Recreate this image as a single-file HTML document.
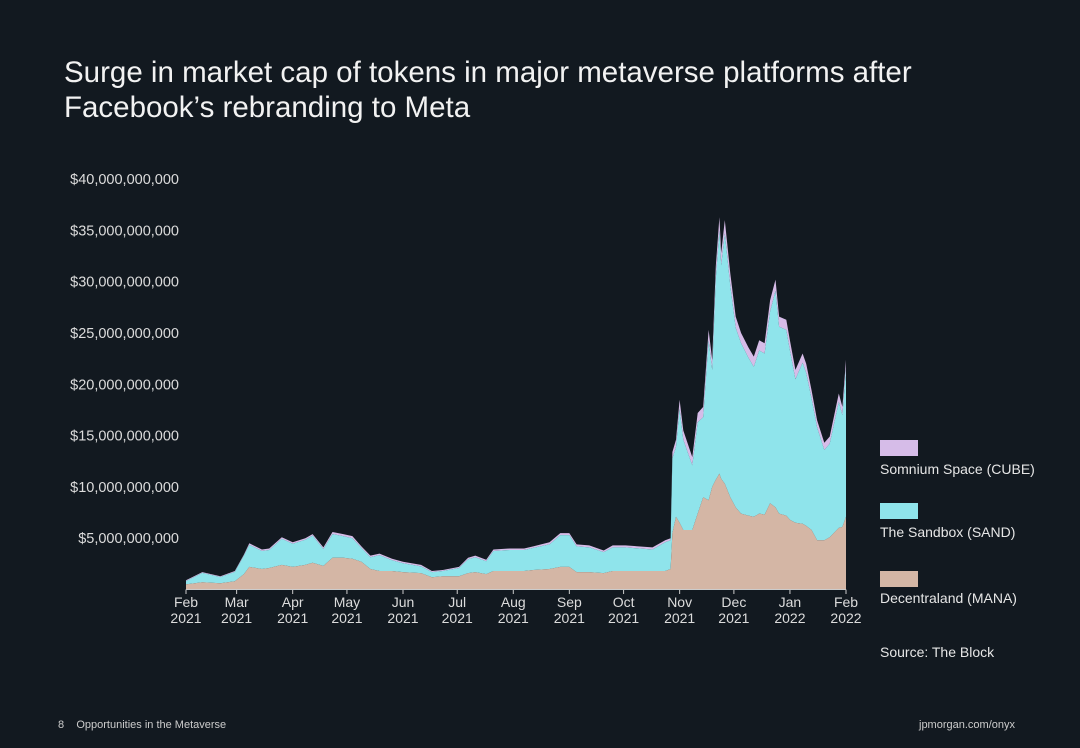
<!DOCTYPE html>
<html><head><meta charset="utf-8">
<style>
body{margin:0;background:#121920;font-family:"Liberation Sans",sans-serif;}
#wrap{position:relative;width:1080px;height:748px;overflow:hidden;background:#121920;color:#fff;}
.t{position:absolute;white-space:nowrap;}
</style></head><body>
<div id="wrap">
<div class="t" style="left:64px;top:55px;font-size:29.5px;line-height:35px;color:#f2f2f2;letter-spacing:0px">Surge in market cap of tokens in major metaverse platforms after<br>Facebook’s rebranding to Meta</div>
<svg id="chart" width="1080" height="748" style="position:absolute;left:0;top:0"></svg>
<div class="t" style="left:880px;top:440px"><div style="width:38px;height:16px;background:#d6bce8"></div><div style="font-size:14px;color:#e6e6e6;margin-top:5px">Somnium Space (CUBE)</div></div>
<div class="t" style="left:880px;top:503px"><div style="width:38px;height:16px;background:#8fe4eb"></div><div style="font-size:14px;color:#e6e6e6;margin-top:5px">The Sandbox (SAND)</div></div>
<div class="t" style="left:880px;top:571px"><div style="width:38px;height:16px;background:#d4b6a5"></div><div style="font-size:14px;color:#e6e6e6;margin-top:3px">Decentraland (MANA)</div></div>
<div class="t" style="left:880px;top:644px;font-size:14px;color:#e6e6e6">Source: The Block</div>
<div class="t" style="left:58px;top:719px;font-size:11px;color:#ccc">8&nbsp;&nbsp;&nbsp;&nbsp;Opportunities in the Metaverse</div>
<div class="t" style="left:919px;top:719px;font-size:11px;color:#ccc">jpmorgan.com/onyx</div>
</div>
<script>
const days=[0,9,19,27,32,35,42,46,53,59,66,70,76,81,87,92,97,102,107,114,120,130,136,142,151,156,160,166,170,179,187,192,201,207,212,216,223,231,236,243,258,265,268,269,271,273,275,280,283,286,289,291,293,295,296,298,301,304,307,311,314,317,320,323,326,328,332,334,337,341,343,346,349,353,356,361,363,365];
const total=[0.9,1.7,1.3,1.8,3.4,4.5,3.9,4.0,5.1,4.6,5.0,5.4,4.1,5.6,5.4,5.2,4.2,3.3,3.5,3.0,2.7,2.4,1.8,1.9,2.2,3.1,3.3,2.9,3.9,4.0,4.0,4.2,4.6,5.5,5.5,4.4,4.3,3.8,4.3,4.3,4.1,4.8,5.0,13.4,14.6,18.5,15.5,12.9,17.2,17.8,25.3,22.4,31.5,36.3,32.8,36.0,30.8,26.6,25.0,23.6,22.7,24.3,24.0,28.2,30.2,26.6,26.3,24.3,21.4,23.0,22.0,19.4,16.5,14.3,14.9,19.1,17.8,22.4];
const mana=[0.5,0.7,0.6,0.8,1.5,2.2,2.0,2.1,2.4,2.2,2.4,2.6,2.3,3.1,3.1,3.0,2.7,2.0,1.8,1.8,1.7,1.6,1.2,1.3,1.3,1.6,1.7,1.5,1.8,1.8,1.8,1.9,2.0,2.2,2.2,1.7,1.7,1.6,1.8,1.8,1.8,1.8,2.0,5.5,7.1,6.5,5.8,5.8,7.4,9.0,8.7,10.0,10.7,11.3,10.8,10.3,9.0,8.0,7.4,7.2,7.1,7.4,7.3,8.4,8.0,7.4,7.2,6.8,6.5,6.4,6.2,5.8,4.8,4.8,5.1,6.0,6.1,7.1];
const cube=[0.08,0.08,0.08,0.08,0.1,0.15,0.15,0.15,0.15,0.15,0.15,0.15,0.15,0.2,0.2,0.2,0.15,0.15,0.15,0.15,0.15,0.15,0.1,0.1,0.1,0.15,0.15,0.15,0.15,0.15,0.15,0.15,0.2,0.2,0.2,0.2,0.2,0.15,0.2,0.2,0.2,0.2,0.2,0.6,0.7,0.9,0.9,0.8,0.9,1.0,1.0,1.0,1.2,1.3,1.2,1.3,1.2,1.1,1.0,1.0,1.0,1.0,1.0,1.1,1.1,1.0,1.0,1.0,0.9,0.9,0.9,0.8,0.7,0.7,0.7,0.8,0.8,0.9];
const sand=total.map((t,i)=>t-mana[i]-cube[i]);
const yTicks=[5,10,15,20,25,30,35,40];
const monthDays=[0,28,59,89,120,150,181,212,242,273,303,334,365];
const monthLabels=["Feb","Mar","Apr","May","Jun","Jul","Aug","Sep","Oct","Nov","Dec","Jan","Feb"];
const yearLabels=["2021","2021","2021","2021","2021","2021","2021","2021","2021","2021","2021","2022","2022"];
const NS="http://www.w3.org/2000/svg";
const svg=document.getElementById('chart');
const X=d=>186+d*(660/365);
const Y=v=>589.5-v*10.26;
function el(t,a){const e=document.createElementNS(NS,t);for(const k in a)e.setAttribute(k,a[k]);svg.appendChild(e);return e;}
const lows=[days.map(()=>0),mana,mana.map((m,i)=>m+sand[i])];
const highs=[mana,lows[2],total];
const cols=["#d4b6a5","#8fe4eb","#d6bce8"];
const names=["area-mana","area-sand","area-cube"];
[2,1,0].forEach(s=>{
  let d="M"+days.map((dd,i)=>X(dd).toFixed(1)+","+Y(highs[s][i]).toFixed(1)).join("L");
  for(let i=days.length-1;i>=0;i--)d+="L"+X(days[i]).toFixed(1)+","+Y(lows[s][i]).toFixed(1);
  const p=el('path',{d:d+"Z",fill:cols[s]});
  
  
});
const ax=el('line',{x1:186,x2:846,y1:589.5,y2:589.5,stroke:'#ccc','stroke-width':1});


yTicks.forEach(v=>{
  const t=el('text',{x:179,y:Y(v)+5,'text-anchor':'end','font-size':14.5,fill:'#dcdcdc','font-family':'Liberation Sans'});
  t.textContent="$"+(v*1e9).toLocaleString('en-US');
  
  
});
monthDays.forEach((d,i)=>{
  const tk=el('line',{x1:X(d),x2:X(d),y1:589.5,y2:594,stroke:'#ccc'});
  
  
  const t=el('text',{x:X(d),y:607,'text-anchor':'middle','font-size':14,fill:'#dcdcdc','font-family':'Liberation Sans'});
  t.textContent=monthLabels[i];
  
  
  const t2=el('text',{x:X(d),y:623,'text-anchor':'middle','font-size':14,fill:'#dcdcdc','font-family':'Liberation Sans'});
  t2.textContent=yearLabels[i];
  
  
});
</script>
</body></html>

What to work on: Exclude the images, then output the data above word for word.

Full answer:
Recreate this image as a single-file HTML document.
<!DOCTYPE html>
<html><head><meta charset="utf-8">
<style>
body{margin:0;background:#121920;font-family:"Liberation Sans",sans-serif;}
#wrap{position:relative;width:1080px;height:748px;overflow:hidden;background:#121920;color:#fff;}
.t{position:absolute;white-space:nowrap;}
</style></head><body>
<div id="wrap">
<div class="t" style="left:64px;top:55px;font-size:29.5px;line-height:35px;color:#f2f2f2;letter-spacing:0px">Surge in market cap of tokens in major metaverse platforms after<br>Facebook’s rebranding to Meta</div>
<svg id="chart" width="1080" height="748" style="position:absolute;left:0;top:0"></svg>
<div class="t" style="left:880px;top:440px"><div style="width:38px;height:16px;background:#d6bce8"></div><div style="font-size:14px;color:#e6e6e6;margin-top:5px">Somnium Space (CUBE)</div></div>
<div class="t" style="left:880px;top:503px"><div style="width:38px;height:16px;background:#8fe4eb"></div><div style="font-size:14px;color:#e6e6e6;margin-top:5px">The Sandbox (SAND)</div></div>
<div class="t" style="left:880px;top:571px"><div style="width:38px;height:16px;background:#d4b6a5"></div><div style="font-size:14px;color:#e6e6e6;margin-top:3px">Decentraland (MANA)</div></div>
<div class="t" style="left:880px;top:644px;font-size:14px;color:#e6e6e6">Source: The Block</div>
<div class="t" style="left:58px;top:719px;font-size:11px;color:#ccc">8&nbsp;&nbsp;&nbsp;&nbsp;Opportunities in the Metaverse</div>
<div class="t" style="left:919px;top:719px;font-size:11px;color:#ccc">jpmorgan.com/onyx</div>
</div>
<script>
const days=[0,9,19,27,32,35,42,46,53,59,66,70,76,81,87,92,97,102,107,114,120,130,136,142,151,156,160,166,170,179,187,192,201,207,212,216,223,231,236,243,258,265,268,269,271,273,275,280,283,286,289,291,293,295,296,298,301,304,307,311,314,317,320,323,326,328,332,334,337,341,343,346,349,353,356,361,363,365];
const total=[0.9,1.7,1.3,1.8,3.4,4.5,3.9,4.0,5.1,4.6,5.0,5.4,4.1,5.6,5.4,5.2,4.2,3.3,3.5,3.0,2.7,2.4,1.8,1.9,2.2,3.1,3.3,2.9,3.9,4.0,4.0,4.2,4.6,5.5,5.5,4.4,4.3,3.8,4.3,4.3,4.1,4.8,5.0,13.4,14.6,18.5,15.5,12.9,17.2,17.8,25.3,22.4,31.5,36.3,32.8,36.0,30.8,26.6,25.0,23.6,22.7,24.3,24.0,28.2,30.2,26.6,26.3,24.3,21.4,23.0,22.0,19.4,16.5,14.3,14.9,19.1,17.8,22.4];
const mana=[0.5,0.7,0.6,0.8,1.5,2.2,2.0,2.1,2.4,2.2,2.4,2.6,2.3,3.1,3.1,3.0,2.7,2.0,1.8,1.8,1.7,1.6,1.2,1.3,1.3,1.6,1.7,1.5,1.8,1.8,1.8,1.9,2.0,2.2,2.2,1.7,1.7,1.6,1.8,1.8,1.8,1.8,2.0,5.5,7.1,6.5,5.8,5.8,7.4,9.0,8.7,10.0,10.7,11.3,10.8,10.3,9.0,8.0,7.4,7.2,7.1,7.4,7.3,8.4,8.0,7.4,7.2,6.8,6.5,6.4,6.2,5.8,4.8,4.8,5.1,6.0,6.1,7.1];
const cube=[0.08,0.08,0.08,0.08,0.1,0.15,0.15,0.15,0.15,0.15,0.15,0.15,0.15,0.2,0.2,0.2,0.15,0.15,0.15,0.15,0.15,0.15,0.1,0.1,0.1,0.15,0.15,0.15,0.15,0.15,0.15,0.15,0.2,0.2,0.2,0.2,0.2,0.15,0.2,0.2,0.2,0.2,0.2,0.6,0.7,0.9,0.9,0.8,0.9,1.0,1.0,1.0,1.2,1.3,1.2,1.3,1.2,1.1,1.0,1.0,1.0,1.0,1.0,1.1,1.1,1.0,1.0,1.0,0.9,0.9,0.9,0.8,0.7,0.7,0.7,0.8,0.8,0.9];
const sand=total.map((t,i)=>t-mana[i]-cube[i]);
const yTicks=[5,10,15,20,25,30,35,40];
const monthDays=[0,28,59,89,120,150,181,212,242,273,303,334,365];
const monthLabels=["Feb","Mar","Apr","May","Jun","Jul","Aug","Sep","Oct","Nov","Dec","Jan","Feb"];
const yearLabels=["2021","2021","2021","2021","2021","2021","2021","2021","2021","2021","2021","2022","2022"];
const NS="http://www.w3.org/2000/svg";
const svg=document.getElementById('chart');
const X=d=>186+d*(660/365);
const Y=v=>589.5-v*10.26;
function el(t,a){const e=document.createElementNS(NS,t);for(const k in a)e.setAttribute(k,a[k]);svg.appendChild(e);return e;}
const lows=[days.map(()=>0),mana,mana.map((m,i)=>m+sand[i])];
const highs=[mana,lows[2],total];
const cols=["#d4b6a5","#8fe4eb","#d6bce8"];
const names=["area-mana","area-sand","area-cube"];
[2,1,0].forEach(s=>{
  let d="M"+days.map((dd,i)=>X(dd).toFixed(1)+","+Y(highs[s][i]).toFixed(1)).join("L");
  for(let i=days.length-1;i>=0;i--)d+="L"+X(days[i]).toFixed(1)+","+Y(lows[s][i]).toFixed(1);
  const p=el('path',{d:d+"Z",fill:cols[s]});
  
  
});
const ax=el('line',{x1:186,x2:846,y1:589.5,y2:589.5,stroke:'#ccc','stroke-width':1});


yTicks.forEach(v=>{
  const t=el('text',{x:179,y:Y(v)+5,'text-anchor':'end','font-size':14.5,fill:'#dcdcdc','font-family':'Liberation Sans'});
  t.textContent="$"+(v*1e9).toLocaleString('en-US');
  
  
});
monthDays.forEach((d,i)=>{
  const tk=el('line',{x1:X(d),x2:X(d),y1:589.5,y2:594,stroke:'#ccc'});
  
  
  const t=el('text',{x:X(d),y:607,'text-anchor':'middle','font-size':14,fill:'#dcdcdc','font-family':'Liberation Sans'});
  t.textContent=monthLabels[i];
  
  
  const t2=el('text',{x:X(d),y:623,'text-anchor':'middle','font-size':14,fill:'#dcdcdc','font-family':'Liberation Sans'});
  t2.textContent=yearLabels[i];
  
  
});
</script>
</body></html>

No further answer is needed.